The witnesses who have testified at the tribunal have shown huge courage and leadership. Let us hope that the Government will at some point start to follow in their footsteps.

Nigel Adams: I can tell the hon. Gentleman that I disagree on a large part of his thesis that this Government have taken no action. This Government led the first two statements on Xinjiang at the UN. We have used our diplomatic network to raise the issue up the international agenda. We will continue to work with our partners across the world to build an international caucus of those willing to speak out against these human rights violations, and we have seen that caucus raised from 23 countries to 39. We will increase the pressure on China to change its behaviour.

We have backed up our international action with robust domestic measures: on 22 March, under the UK’s global human rights sanctions regime, we imposed asset freezes and travel bans on four senior Chinese Government officials and an asset freeze on one entity. On 12 January, the Foreign Secretary announced measures to help to ensure that businesses are not complicit in violations or abuses in Xinjiang. Of course, we are continuously keeping our sanctions regime under review.

The hon. Gentleman mentioned the intimidation of the Uyghur diaspora. We are absolutely aware of this. We are very concerned about members of the Uyghur diaspora, including in the UK, being harassed by the Chinese authorities. This is an effort to intimidate them into silence, force them to return to China or co-opt them into providing information on other Uyghurs. This activity is unacceptable. We have raised our concerns directly with the Chinese embassy in London.
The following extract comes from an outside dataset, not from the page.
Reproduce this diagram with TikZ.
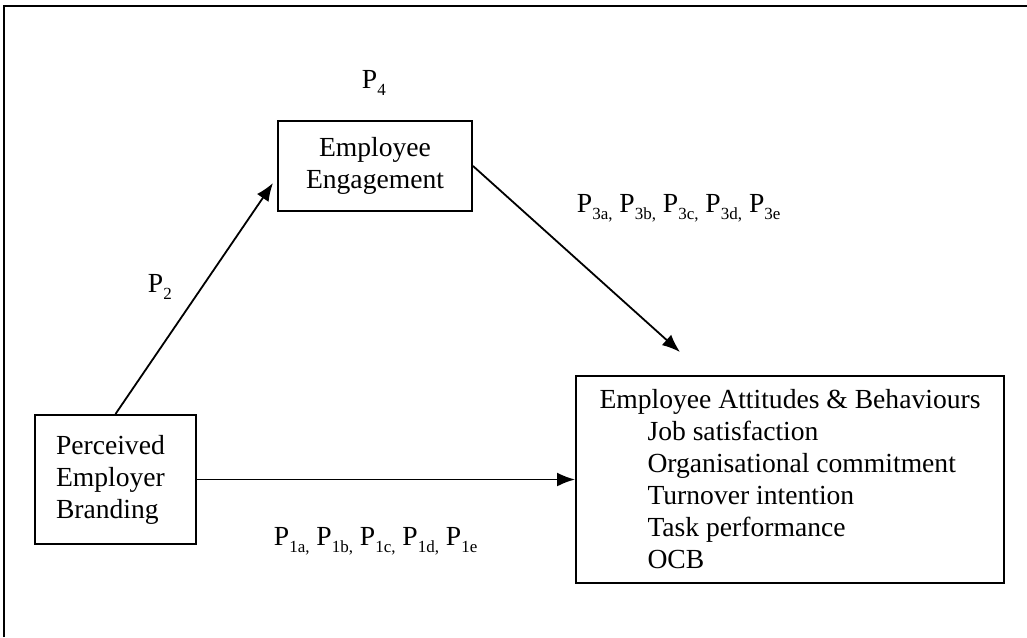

In my answer to my right hon. Friend the Member for Chingford and Woodford Green (Sir Iain Duncan Smith), I mentioned that we are not in a position to provide evidence, testimony or official support to the tribunal, but we have engaged: I have engaged personally with Sir Geoffrey Nice on this measure, and I understand that my noble Friend the Minister for human rights in the other place has spoken with him on no fewer than four occasions. We are following the tribunal’s work closely, and clearly we will be studying any resulting report.